Deswegen waren auch alle Redner in der historischen Debatte am vergangenen Freitag mehr oder weniger erfolgreich bemüht, die richtigen Worte zu finden. Doch wie es nun einmal so ist, wenn man sich so sehr darauf konzentriert, keinen Fehler zu machen - genau dann geht es eben doch schief. So zum Beispiel bei Angela Merkel, die als frisch gekürte Kanzlerkandidatin von CDU und CSU, nach dem um Misstrau... äh, Verzeihung, um Vertrauen bittenden Kanzler ans Rednerpult trat. Kaum hatte sie mit ihrer Rede begonnen, da bescheinigte sie der rot-grünen Bundesregierung genau jene Eigenschaft, die Gerhard Schröder wenige Minuten zuvor noch so vehement bestritten hatte: Handlungsfähigkeit! Und damit sprach sie unfreiwilig so manchem Sozialdemokraten und Grünen aus der Seele.

Doch damit nicht genug, die Oppositionsführerin vergaloppierte sich gleich noch einmal und ließ die Republik wissen, wer nach den angestrebten Neuwahlen im September regieren soll: "Rot-Grün kann unser Land nicht mehr regieren, die PDS darf unser Land nicht regieren, CDU/CSU mit der SPD ..."

Dieses ungewollte Koalitionsangebot wollte denn auch SPD-Chef Franz Müntefering so nicht schwarz auf weiß gedruckt sehen und forderte Merkel auf, beim Gegenlesen des Bundestagsprotokolls den Versprecher zu korrigieren: "Das vermasselt mir sonst den ganzen Wahlkampf." Irgendwie tat es ja doch allen Beteiligten ganz gut, dass die ansonsten so ernste und angespannte Situation im Plenarsaal durch das quittierende Gelächter der Abgeordneten entspannt wurde.

Mehr als ein Rätsel gab hingegen die Ausführung von Franz Müntefering zum Verhältnis von Vertrauen und Misstrauen auf, die nicht wirklich zum Abstimmungsverhalten der Koalition passen wollte: Eigentlich genieße der Kanzler ja das Vertrauen der Mehrheit im Hohen Hause.

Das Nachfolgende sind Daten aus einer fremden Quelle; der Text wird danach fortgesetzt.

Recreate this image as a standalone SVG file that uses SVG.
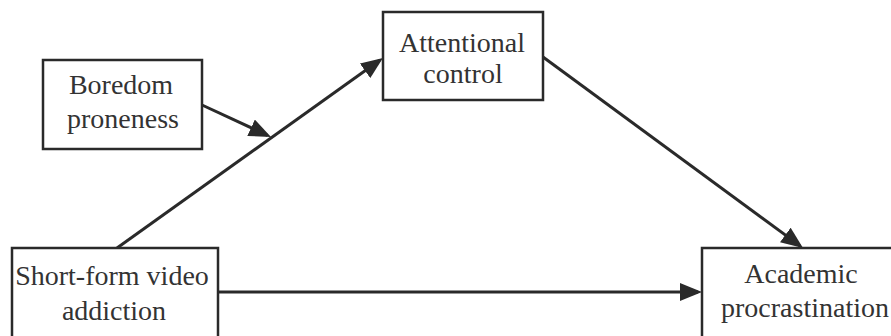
<svg xmlns="http://www.w3.org/2000/svg" width="891" height="336" viewBox="0 0 891 336">
<style>
.box{fill:#fff;stroke:#2a2a2a;stroke-width:2.5}
.lbl{font-family:"Liberation Serif","Times New Roman",serif;font-size:28px;fill:#333;text-anchor:middle}
.conn{stroke:#2a2a2a;stroke-width:3;fill:none}
</style>
<defs>
<marker id="ah" markerUnits="userSpaceOnUse" markerWidth="22" markerHeight="18" refX="18" refY="9" orient="auto">
<path d="M0,0 L22,9 L0,18 z" fill="#2a2a2a"/>
</marker>
</defs>
<rect width="891" height="336" fill="#fff"/>
<g id="connectors">
<line class="conn" x1="117" y1="248" x2="379.7" y2="60.3" marker-end="url(#ah)"/>
<line class="conn" x1="202" y1="105" x2="267.4" y2="135.3" marker-end="url(#ah)"/>
<line class="conn" x1="543" y1="57" x2="799.8" y2="245.6" marker-end="url(#ah)"/>
<line class="conn" x1="218" y1="292" x2="698" y2="292" marker-end="url(#ah)"/>
</g>
<g id="boredom">
<rect class="box" x="43" y="60" width="159" height="89"/>
<text class="lbl" x="121" y="94">Boredom</text>
<text class="lbl" x="123" y="128">proneness</text>
</g>
<g id="attentional">
<rect class="box" x="383" y="12" width="160" height="88"/>
<text class="lbl" x="462" y="52">Attentional</text>
<text class="lbl" x="463" y="83">control</text>
</g>
<g id="shortform">
<rect class="box" x="12" y="248" width="206" height="100"/>
<text class="lbl" x="112" y="285">Short-form video</text>
<text class="lbl" x="114" y="320">addiction</text>
</g>
<g id="academic">
<rect class="box" x="702" y="248" width="210" height="100"/>
<text class="lbl" x="801" y="283">Academic</text>
<text class="lbl" x="805" y="317">procrastination</text>
</g>
</svg>
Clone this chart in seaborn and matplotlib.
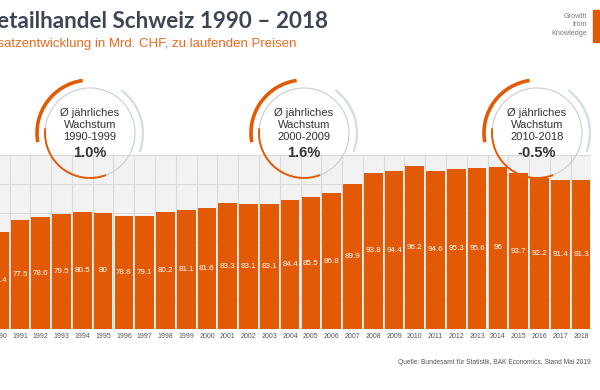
import matplotlib
matplotlib.use("Agg")
import matplotlib.pyplot as plt
from matplotlib.patches import Arc, Circle, Rectangle
import numpy as np
import pandas as pd
import seaborn as sns

sns.set_style('white')

# data
years = [str(y) for y in range(1990, 2019)]
sales = [73.4, 77.5, 78.6, 79.5, 80.5, 80.0, 78.8, 79.1, 80.2, 81.1,
         81.6, 83.3, 83.1, 83.1, 84.4, 85.5, 86.8, 89.9, 93.8, 94.4,
         96.2, 94.6, 95.3, 95.6, 96.0, 93.7, 92.2, 91.4, 91.3]
periods = ["1990-1999", "2000-2009", "2010-2018"]
growth = ["1.0%", "1.6%", "-0.5%"]

orange = '#e35a06'
dark = '#3d4654'
y_min = 40

df = pd.DataFrame({'Jahr': years, 'Umsatz': sales})

# the slide is cropped on the left, so the axes start outside the figure
fig = plt.figure(figsize=(6, 3.9), dpi=100)
ax = fig.add_axes([-20 / 600, 1 - 329 / 390, 611 / 600, (329 - 155) / 390])
ax.set_facecolor('#f2f2f2')

sns.barplot(data=df, x='Jahr', y='Umsatz', color=orange, saturation=1,
            width=0.9, edgecolor='none', ax=ax, zorder=3)

# value labels in the middle of the visible bar part
for i, v in enumerate(sales):
    ax.text(i, (y_min + v) / 2, f"{v:g}", ha='center', va='center',
            color='white', fontsize=5.8, family='Liberation Sans', zorder=4)

ax.set_yticks(np.arange(40, 101, 10))
ax.set_yticklabels([])
ax.set_xticks(np.arange(-0.5, 29, 1), minor=True)
ax.set_xlim(-0.924, 28.48)
ax.set_ylim(y_min, 100)
ax.grid(which='minor', axis='x', color='#dadada', lw=0.8)
ax.grid(which='major', axis='y', color='#dadada', lw=0.8)
ax.set_axisbelow(True)
ax.tick_params(axis='both', length=0, which='both')
ax.tick_params(axis='x', labelsize=5, labelcolor='#555555', pad=3)
for lab in ax.get_xticklabels():
    lab.set_family('Liberation Sans')
ax.set_xlabel('')
ax.set_ylabel('')
sns.despine(ax=ax, left=True, bottom=True)

# overlay in pixel coordinates for the decorations
ov = fig.add_axes([0, 0, 1, 1])
ov.set_xlim(0, 600)
ov.set_ylim(390, 0)
ov.axis('off')

centers = [90, 304, 537]
cy = 133
for cx, per, g in zip(centers, periods, growth):
    ov.add_patch(Circle((cx, cy), 45, fill=False, ec='#cccccc', lw=0.8))
    # y axis inverted, so angles are mirrored
    ov.add_patch(Arc((cx, cy), 106, 106, theta1=-190, theta2=-98, color=orange, lw=2.6))
    ov.add_patch(Arc((cx, cy), 106, 106, theta1=-54, theta2=21, color='#d3dbe3', lw=1.6))
    ov.add_patch(Arc((cx, cy), 90, 90, theta1=69, theta2=186, color=orange, lw=1.4))
    ov.text(cx, cy - 8, "Ø jährliches\nWachstum\n" + per, ha='center', va='center',
            fontsize=8, color='#333333', family='Liberation Sans', linespacing=1.2)
    ov.text(cx, cy + 20, g, ha='center', va='center', fontsize=10.5,
            fontweight='bold', color='#333333', family='Liberation Sans')

# titles (left part cut off by the slide edge, as in the original)
ov.text(-20, 22, "Detailhandel Schweiz 1990 – 2018", ha='left', va='center',
        fontsize=16.2, fontweight='bold', color=dark, family='Lato')
ov.text(-23, 44, "Umsatzentwicklung in Mrd. CHF, zu laufenden Preisen", ha='left',
        va='center', fontsize=9.5, color='#ea6a1e', family='Liberation Sans')

# logo top right
ov.text(587, 25, "Growth\nfrom\nKnowledge", ha='right', va='center', fontsize=5.2,
        color='#777777', family='Liberation Sans', linespacing=1.35)
ov.add_patch(Rectangle((593, 10), 20, 32, color=orange))

# source
ov.text(591, 363, "Quelle: Bundesamt für Statistik, BAK Economics, Stand Mai 2019",
        ha='right', va='center', fontsize=4.8, color='#555555', family='Liberation Sans')

fig.savefig('out.png', dpi=100)
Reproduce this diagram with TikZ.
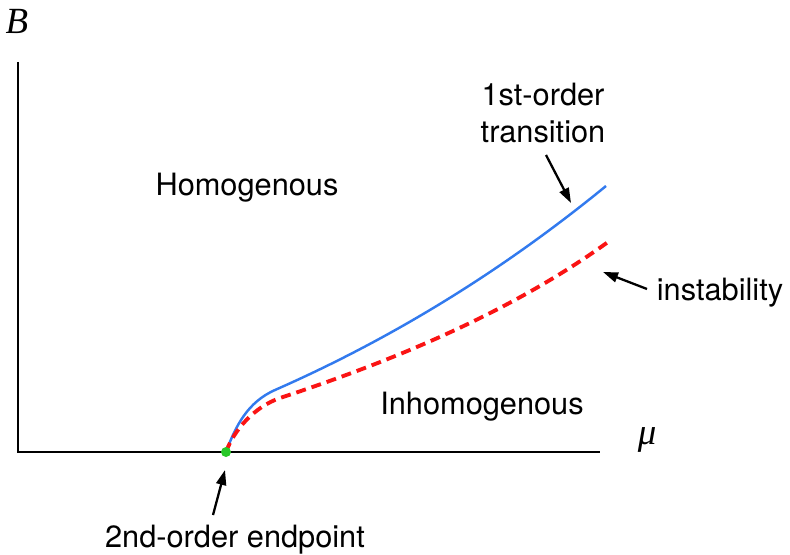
\documentclass[tikz,border=0pt]{standalone}
\usepackage{fontspec}
\setmainfont{TeX Gyre Heros}
\newfontfamily\axisfont{Liberation Serif}
\usepackage{tikz}
\usetikzlibrary{calc, positioning, arrows.meta}
\usepackage{xcolor}
\definecolor{phaseblue}{RGB}{50, 122, 238}
\definecolor{phasered}{RGB}{250, 20, 20}
\definecolor{phasegreen}{RGB}{40, 200, 40}
\tikzset{
    axisline/.style={line width=1.6pt, black},
    firstline/.style={line width=1.4pt, draw=phaseblue},
    spinline/.style={line width=2.2pt, draw=phasered, dash pattern=on 0.2cm off 0.12cm},
    pointer/.style={-{Triangle[length=0.3cm, width=0.2cm]}, line width=1.3pt},
    regionlabel/.style={font=\fontsize{17.5}{21}\selectfont, align=center},
    axislabel/.style={font=\axisfont\itshape\fontsize{21}{24}\selectfont}
}

\begin{document}
\begin{tikzpicture}[x=0.02cm, y=-0.02cm]
            \useasboundingbox (0,0) rectangle (790,554);

            % Axes
            \coordinate (origin) at (18,452);
            \coordinate (ytop) at (18,62);
            \coordinate (xend) at (600,452);
            \draw[axisline] (ytop) -- (origin) -- (xend);
            \node[axislabel] (Blabel) at (17,21) {B};
            \node[axislabel] (mulabel) at (647,440) {μ};

            % Phase boundaries
            \coordinate (tcp) at (226,452);
            \draw[firstline] (tcp) .. controls (236,425) and (248,402) .. (275,390)
                .. controls (385,341.6) and (496,276) .. (606,186);
            \draw[spinline] (tcp) .. controls (234,430) and (254,407) .. (280,398)
                .. controls (390,361.7) and (508,314) .. (608,242);
            \node[circle, fill=phasegreen, inner sep=0pt, minimum size=0.2cm] (endpoint) at (tcp) {};

            % Labels
            \node[regionlabel] (homog) at (247,188) {Homogenous};
            \node[regionlabel] (inhomog) at (482,407) {Inhomogenous};
            \node[regionlabel] (firstorder) at (543,113) {1st-order\\transition};
            \node[regionlabel] (instab) at (720,293) {instability};
            \node[regionlabel] (secondorder) at (235,540) {2nd-order endpoint};

            % Pointers
            \coordinate (fotail) at (546,155);
            \coordinate (fotip) at (571,203);
            \coordinate (intail) at (647,289);
            \coordinate (intip) at (603,272);
            \coordinate (sotail) at (213,515);
            \coordinate (sotip) at (225,470);
            \draw[pointer] (fotail) -- (fotip);
            \draw[pointer] (intail) -- (intip);
            \draw[pointer] (sotail) -- (sotip);
        \end{tikzpicture}
\end{document}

Wer dies nicht glaube, könne ja einen konstruktiven Misstrauensantrag stellen, sprich noch in der Sitzung gegen Schröder als Kanzler kandidieren. Da dieser Aufforderung aber niemand Folge leisten wollte, lässt sich die Behauptung des SPD-Vorsitzenden weder beweisen noch widerlegen. Wir werden ihm da also einfach mal vertrauen müssen. Und Vertrauen ist schließlich der Anfang von Allem.